A book that begins before Adam and ends after us. In this magisterial work by the Italian intellectual superstar Roberto Calasso, figures of the Bible and its whole outline emerge in a new light: one that is often astonishing and disquieting, as indeed--more than any other--is the book from which they originate.
Roberto Calasso's
The Book of All Books is a narration that moves through the Bible as if through a forest, where every branch--every verse--may offer some revelation. Where a man named Saul becomes the first king of a people because his father sent him off to search for some donkeys that had gone astray. Where, in answer to an invitation from Jerusalem's king, the queen of a remote African realm spends three years leading a long caravan of young men, girls dressed in purple, and animals, and with large quantities of spices, to ask the king certain questions.
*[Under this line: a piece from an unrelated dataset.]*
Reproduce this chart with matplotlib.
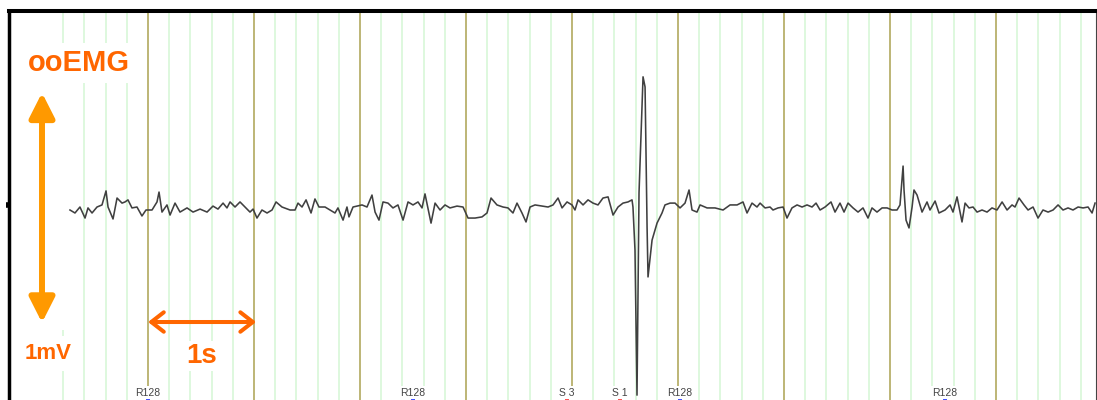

And where a man named Abraham hears these words from a divine voice: "Go away from your land, from your country and from the house of your father toward the land that I will show you"--words that reverberate throughout the Bible, a story about a separation and a promise followed by many other separations and promises.
The Book of All Books, the tenth part of a series, parallels in many ways the second part,
The Marriage of Cadmus and Harmony. There, gods and heroes of the Greek myths revealed new physiognomies, whereas here many figures of the Bible and its whole outline emerge in a new light: one that is often astonishing and disquieting, as indeed is the book--more so than any other--from which they originate.